Menüye "Salata Elvora" ile başlamak akıllıca. İçindeki taze Akdeniz yeşillikleri ve yoğurtlu limon sosu zaten tanıdık olabilir, fakat üzerine serpiştirilen ev yapımı nar ekşisi ve çıtır buğday o alışıldık tazeliğe beklenmedik bir katman ekliyor. Dokusu zengin, aroması oturmuş. "Bu bir başlangıç, ama ciddiye alın" der gibi.

Hemen ardından gelen Levreğin marine hali ise tam bir karakter gösterisi. Kivi ve lime ile yapılan asidite oyunu ne çok sert, ne de silik. Ama kişisel notum şu: yanına bir damla daha zeytinyağı ya da ferahlatıcı bir kişniş sos eşlik edebilirmiş. Bu haliyle rafine, ama bir tık daha öne çıkabilir.

Çıtır Karidese geldiğimizde işler biraz daha sıcaklaşıyor. Karides tam kıvamında; dışı altın rengi çıtır, içi yumuşak ama diri. Altındaki acı-mayhoş sos, bu tabağın sadece "tadım" değil, "bağımlılık" yaratacak türden olduğunu söylüyor.

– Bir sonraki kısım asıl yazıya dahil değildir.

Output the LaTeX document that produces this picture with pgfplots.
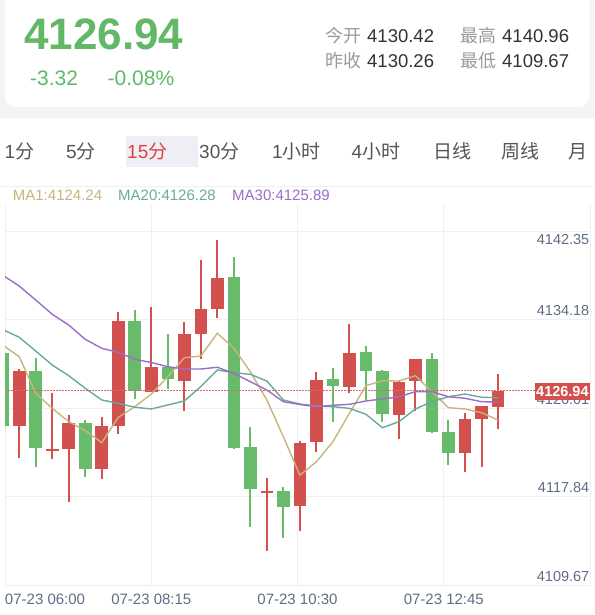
\documentclass[border=0pt]{standalone}
\usepackage{pgfplots}
\pgfplotsset{compat=1.18}
\usepackage{pgfplotstable}
\usepackage{fontspec}
\setmainfont{Liberation Sans}
\newfontfamily\cjk{Noto Sans CJK SC}
\definecolor{cred}{HTML}{D2504E}
\definecolor{cgreen}{HTML}{68BB6B}
\definecolor{bigg}{HTML}{62B866}
\definecolor{ma1c}{HTML}{C8B47D}
\definecolor{ma20c}{HTML}{6AAA9E}
\definecolor{ma30c}{HTML}{9B6EC8}
\definecolor{tickc}{HTML}{5F6E86}
\definecolor{gridc}{HTML}{EFEFEF}
\definecolor{bggray}{HTML}{F4F4F5}
\definecolor{hlc}{HTML}{EEEEF4}
\definecolor{labg}{HTML}{9A9A9A}
\definecolor{valc}{HTML}{333333}
\definecolor{tabc}{HTML}{555555}
\definecolor{tabred}{HTML}{D9443F}
\newcommand{\fs}[1]{\fontsize{#1}{#1}\selectfont}

\pgfplotstableread{
i open high low close
1 4124.35 4129.61 4121.42 4129.45
3 4122.09 4127.37 4121.33 4122.23
4 4122.25 4125.36 4117.36 4124.65
6 4120.41 4125.21 4119.46 4124.35
7 4124.35 4134.85 4123.61 4134.07
9 4127.52 4135.31 4127.45 4129.82
11 4128.53 4133.92 4125.76 4132.84
12 4132.84 4139.67 4130.51 4135.15
13 4135.15 4141.58 4134.35 4138.04
16 4118.21 4119.52 4112.81 4118.35
18 4116.99 4122.94 4114.66 4122.81
19 4122.84 4129.36 4121.98 4128.60
21 4127.98 4133.77 4127.42 4131.12
24 4125.36 4128.50 4123.15 4128.44
25 4128.47 4130.55 4125.76 4130.51
28 4121.83 4125.58 4120.07 4125.02
29 4125.02 4126.25 4120.54 4126.20
30 4126.13 4129.15 4124.04 4127.61
}\redtab

\pgfplotstableread{
i open high low close
0 4131.06 4131.37 4123.98 4124.35
2 4129.45 4130.60 4120.59 4122.29
5 4124.65 4124.90 4119.61 4120.35
8 4134.07 4135.06 4126.81 4127.61
10 4129.82 4132.84 4127.77 4128.66
14 4138.08 4139.92 4122.20 4122.29
15 4122.38 4124.28 4115.05 4118.53
17 4118.35 4118.75 4114.04 4116.90
20 4128.66 4129.73 4124.75 4128.04
22 4131.15 4131.73 4126.75 4129.43
23 4129.43 4129.52 4124.75 4125.43
26 4130.51 4131.06 4123.75 4123.80
27 4123.80 4124.90 4120.75 4121.83
}\greentab

\begin{document}
\begin{tikzpicture}
\path[use as bounding box] (0,0) rectangle (594pt,-615pt);
\fill[white] (0,0) rectangle (594pt,-615pt);
\begin{scope}[x=1pt,y=-1pt]
  % header card
  \fill[bggray] (0,0) rectangle (594,118);
  \fill[white, rounded corners=10pt] (5,-20) rectangle (589,107);
  \node[anchor=base west, inner sep=0pt, text=bigg, font=\bfseries\fs{44}] at (24,50) {4126.94};
  \node[anchor=base west, inner sep=0pt, text=bigg, font=\fs{21}] at (30,86) {-3.32};
  \node[anchor=base west, inner sep=0pt, text=bigg, font=\fs{21}] at (107.5,86) {-0.08\%};
  \node[anchor=base west, inner sep=0pt, text=labg, font=\cjk\fs{18}] at (325,42.5) {今开};
  \node[anchor=base west, inner sep=0pt, text=valc, font=\fs{18.5}] at (367,42.5) {4130.42};
  \node[anchor=base west, inner sep=0pt, text=labg, font=\cjk\fs{18}] at (460,42.5) {最高};
  \node[anchor=base west, inner sep=0pt, text=valc, font=\fs{18.5}] at (502,42.5) {4140.96};
  \node[anchor=base west, inner sep=0pt, text=labg, font=\cjk\fs{18}] at (325,68) {昨收};
  \node[anchor=base west, inner sep=0pt, text=valc, font=\fs{18.5}] at (367,68) {4130.26};
  \node[anchor=base west, inner sep=0pt, text=labg, font=\cjk\fs{18}] at (460,68) {最低};
  \node[anchor=base west, inner sep=0pt, text=valc, font=\fs{18.5}] at (502,68) {4109.67};
  % tabs
  \fill[hlc] (126,136) rectangle (198,167);
  \node[anchor=base west, inner sep=0pt, text=tabc, font=\fs{19}] at (4.5,158) {1{\cjk 分}};
  \node[anchor=base west, inner sep=0pt, text=tabc, font=\fs{19}] at (66,158) {5{\cjk 分}};
  \node[anchor=base west, inner sep=0pt, text=tabred, font=\fs{19}] at (127,158) {15{\cjk 分}};
  \node[anchor=base west, inner sep=0pt, text=tabc, font=\fs{19}] at (199,158) {30{\cjk 分}};
  \node[anchor=base west, inner sep=0pt, text=tabc, font=\fs{19}] at (272,158) {1{\cjk 小时}};
  \node[anchor=base west, inner sep=0pt, text=tabc, font=\fs{19}] at (351.5,158) {4{\cjk 小时}};
  \node[anchor=base west, inner sep=0pt, text=tabc, font=\cjk\fs{19}] at (433.7,158) {日线};
  \node[anchor=base west, inner sep=0pt, text=tabc, font=\cjk\fs{19}] at (500.8,158) {周线};
  \node[anchor=base west, inner sep=0pt, text=tabc, font=\cjk\fs{19}] at (568,158) {月};
  % legend
  \draw[gridc, line width=0.8pt] (0,186) -- (594,186);
  \node[anchor=base west, inner sep=0pt, text=ma1c, font=\fs{15}] at (12.7,200) {MA1:4124.24};
  \node[anchor=base west, inner sep=0pt, text=ma20c, font=\fs{15}] at (118,200) {MA20:4126.28};
  \node[anchor=base west, inner sep=0pt, text=ma30c, font=\fs{15}] at (232,200) {MA30:4125.89};
\end{scope}

\begin{axis}[
  scale only axis, width=585pt, height=380pt,
  at={(5pt,-585pt)}, anchor=south west,
  xmin=0.139, xmax=35.572, ymin=4109.67, ymax=4144.75,
  axis x line*=bottom, axis y line*=right,
  axis line style={draw=gridc, line width=0.8pt},
  grid=major, grid style={draw=gridc, line width=0.8pt},
  major tick length=0pt,
  xtick={0.139,9.0,17.856,26.717},
  xticklabels={\rlap{07-23 06:00},07-23 08:15,07-23 10:30,07-23 12:45},
  xticklabel style={anchor=north, inner sep=0pt, yshift=-9pt, font=\fs{15}, text=tickc},
  ytick={4109.67,4117.84,4126.01,4134.18},
  yticklabels={4109.67,4117.84,4126.01,4134.18},
  yticklabel style={anchor=south east, inner sep=0pt, yshift=3.5pt, xshift=-0.5pt, font=\fs{14.5}, text=tickc},
  extra y ticks={4142.35},
  extra y tick labels={4142.35},
  extra y tick style={grid=major, yticklabel style={anchor=north east, yshift=-6.5pt}},
]
% wicks
\addplot[draw=none, mark=none, error bars/.cd, y dir=both, y explicit, error mark=none,
  error bar style={line width=2pt, draw=cred}]
  table[x=i, y expr={(\thisrow{high}+\thisrow{low})/2}, y error expr={(\thisrow{high}-\thisrow{low})/2}] {\redtab};
\addplot[draw=none, mark=none, error bars/.cd, y dir=both, y explicit, error mark=none,
  error bar style={line width=2pt, draw=cgreen}]
  table[x=i, y expr={(\thisrow{high}+\thisrow{low})/2}, y error expr={(\thisrow{high}-\thisrow{low})/2}] {\greentab};
% bodies
\addplot[draw=none, mark=none, error bars/.cd, y dir=both, y explicit, error mark=none,
  error bar style={line width=12.6pt, draw=cred}]
  table[x=i, y expr={(\thisrow{open}+\thisrow{close})/2}, y error expr={max(abs(\thisrow{close}-\thisrow{open})/2,0.1)}] {\redtab};
\addplot[draw=none, mark=none, error bars/.cd, y dir=both, y explicit, error mark=none,
  error bar style={line width=12.6pt, draw=cgreen}]
  table[x=i, y expr={(\thisrow{open}+\thisrow{close})/2}, y error expr={max(abs(\thisrow{close}-\thisrow{open})/2,0.1)}] {\greentab};
% moving averages
\addplot[ma1c, line width=1.4pt, mark=none] coordinates {(0,4131.82) (1,4130.75) (2,4127.37) (3,4125.98) (4,4124.75) (5,4123.92) (6,4122.81) (7,4125.15) (8,4126.13) (9,4127.30) (10,4128.90) (11,4130.65) (12,4130.81) (13,4132.91) (14,4131.52) (15,4129.36) (16,4126.75) (17,4123.36) (18,4119.80) (19,4121.05) (20,4122.90) (21,4125.52) (22,4128.07) (23,4128.53) (24,4128.50) (25,4128.99) (26,4127.49) (27,4126.04) (28,4125.92) (29,4125.58) (30,4124.90)};
\addplot[ma20c, line width=1.4pt, mark=none] coordinates {(0,4133.25) (1,4132.54) (2,4131.27) (3,4129.98) (4,4128.99) (5,4127.83) (6,4126.75) (7,4126.44) (8,4126.08) (9,4125.92) (10,4126.29) (11,4126.66) (12,4127.98) (13,4129.52) (14,4129.27) (15,4129.12) (16,4128.50) (17,4126.75) (18,4126.38) (19,4126.20) (20,4126.13) (21,4125.98) (22,4125.43) (23,4124.19) (24,4124.75) (25,4125.92) (26,4126.59) (27,4127.05) (28,4127.30) (29,4127.00) (30,4126.96)};
\addplot[ma30c, line width=1.4pt, mark=none] coordinates {(0,4138.27) (1,4137.27) (2,4135.98) (3,4134.66) (4,4133.67) (5,4132.35) (6,4131.52) (7,4131.15) (8,4130.51) (9,4130.21) (10,4129.82) (11,4129.61) (12,4129.61) (13,4129.77) (14,4129.21) (15,4128.44) (16,4127.67) (17,4126.59) (18,4126.33) (19,4126.13) (20,4126.26) (21,4126.35) (22,4126.66) (23,4126.84) (24,4127.05) (25,4127.52) (26,4127.52) (27,4127.05) (28,4126.91) (29,4126.59) (30,4126.56)};
% last price line
\addplot[cred!85, line width=1.3pt, dash pattern=on 1.5pt off 1.5pt, mark=none] coordinates {(0.139,4127.61) (35.572,4127.61)};
\coordinate (lastp) at (axis cs:35.572,4127.61);
\end{axis}
\node[fill=cred, text=white, font=\bfseries\fs{14.5}, anchor=east, inner xsep=1.2pt, inner ysep=3.2pt] at ([yshift=-1pt]lastp) {4126.94};
\end{tikzpicture}
\end{document}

Ana Yemekler: Teknikle Dolu Bir Mutfak Dili

Dana Yanak Rigatoni, menünün en güçlü parçalarından biri. Eti kaşıkla ayırmak mümkün, parmesanla desteklenmiş sos ise makarnayı asıl yücelten şey. Yanak eti gibi derin aromalı bir ürünle çalışmak zordur, ama burada hem teknik hem lezzet kusursuz ilerlemiş.

Dana Kaburga, klasik bir yorumdan çok uzak. İçindeki sakatat dokusu sezen bazıları için sürpriz olabilir ama lezzet profili o kadar iyi ayarlanmış ki, şaşırmakla hayran kalmak arasında ince bir sınır çiziliyor.

Ve finalde: Izgara Deniz Levreği. Yeşil bezelye püresi, roka kuşkonmaz ve maydanoz salsa eşliğinde sunulan bu tabak, hem doğaya selam duruyor hem de sadeliğin altındaki ustalığı gösteriyor. Balık iyi pişmiş, içi nemli, dışı hafif karamelize. Yanındaki salsa, göl manzarası eşliğinde bir Akdeniz sahilini çağrıştırıyor.

Tatlılar: Hafif, Zarif, Anlamlı

Pavlova, menünün tatlıdaki yıldızıydı. Meringue'in dışı çatır çatır, içi marshmallow yumuşaklığında. Frambuaz sorbe ve orman meyveleriyle dengelenmiş. Şekere yaslanmadan tatlı olmayı başarmış nadir tabaklardan.

Lime Crème Brûlée, klasik Fransız tarzını tropik bir yoruma taşıyor. Üzerindeki mango & passion meyveli sorbe, tatlının içindeki lime kabuğu aromasıyla harika uyum sağlamış. Hafif bir burukluk, tatlıdan sonra gelen ferahlamanın habercisi gibi.

Bir Tarla, Bir Vizyon ve Gölün Sesi

Élvora sadece tabaklardaki değil, tarlalardaki özenin de bir yansıması. Şef Fırat Yakut, restoranın mutfağında kullandığı birçok ürünü kendi ektiği küçük bir alandan temin etmeye başlamış. Henüz ilk adımları atılmış ama büyük bir tarımsal proje için kollar sıvanmış durumda. Bu, sadece yerellik adına değil, lezzetin kimliğini sahiplendirmek adına da önemli bir adım.

Bir yandan doğayla uyumlu bir mimari içinde göl manzarasının hakkını veren bu yapı, diğer yandan uluslararası gastronomi sahnesinde "Michelin adayı" olabilecek bir iddia taşıyor. Ağva'daki butik işletme algısını kırarak, dünya standardında bir restoran yaratılmış. Bu anlamda, sadece yerel değil, global ilgiyi hak eden bir proje.

Sonuç mu?

Biz bu sofradan memnun kalktık. Üstelik sadece karnımız değil, aklımız da doydu. Her tabağın ardında bir teknik, bir hikâye ve bir yorum vardı. Kolay kolay beğenmeyen damaklarımız, burada neredeyse her şeye başıyla onay verdi.

Şef Fırat Yakut, yine yapmış yapacağını. Sadece yemek değil, bir destinasyon yaratmış. Şimdi Michelin'in gözleri neden Ağva'ya çevrilmesin ki?